Geographic coordinates: 15 00 N, 30 00 E.

Climate: tropical in south; arid desert in north; rainy season (April to October).

Independence: 1 January 1956 (from Egypt and UK).

Nationality: Sudanese (singular and plural).

Capital City: Khartoum.

Population: 35,079,814 (July 2000 est.).

Head of State: President Lt. Gen. Umar Hasan Ahmad al-BASHIR (since 16 October 1993).
Area: 2,505,810 sq km.
Type of Government: transitional - previously ruling military junta; presidential and National Assembly elections held in March 1996; new constitution drafted by Presidential Committee, went into effect on 30 June 1998 after being approved in nationwide referendum.

Currency: 1 Sudanese dinar (SD) = 100 piaster.

Major peoples: black 52%, Arab 39%, Beja 6%, foreigners 2%, other 1%.

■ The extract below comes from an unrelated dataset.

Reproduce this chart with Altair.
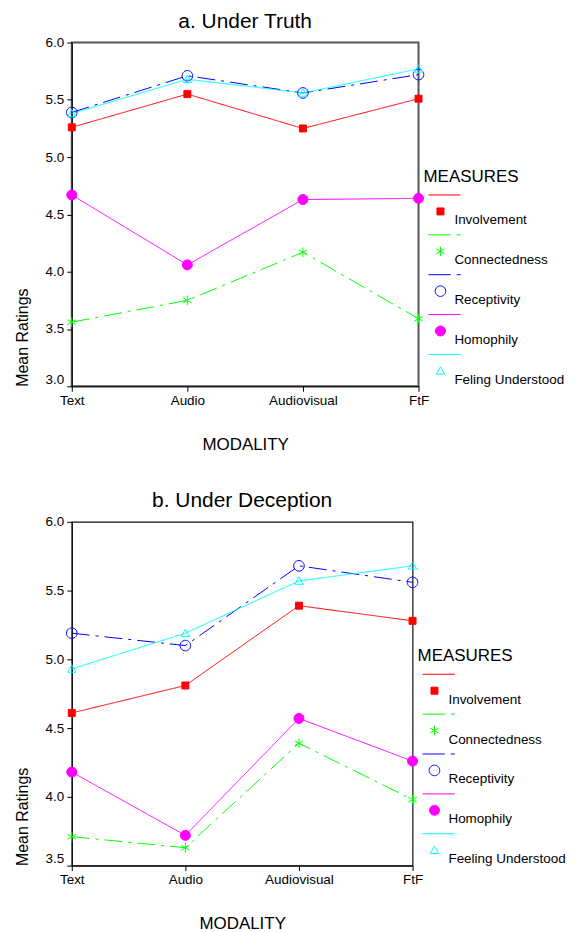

Religion: Sunni Muslim 70% (in north), indigenous beliefs 25%, Christian 5% (mostly in south and Khartoum).
Official Language: Arabic.

Principal Languages: Arabic, Nubian, Ta Bedawie, diverse dialects of Nilotic, Nilo-Hamitic, Sudanese languages, English.
Major Exports: cotton, sesame, livestock, groundnuts, oil, gum Arabic.

History: Egypt first unified the small, independent Sudanese states, some of which had existed since the early Christian era, in 1820-21. Later in that century, the Muslim MAHDI ("messiah") Muhammad Ahmed led a religious revolt. He captured El Obeid in 1883 and Khartoum in 1885 after a long siege in which the British general Charles George GORDON was killed. The Mahdi died the same year, but his successor formed an autocratic state that lasted for the next 13 years. The Mahdist state was overthrown, however, by British-Egyptian forces led by Lord KITCHENER in 1898.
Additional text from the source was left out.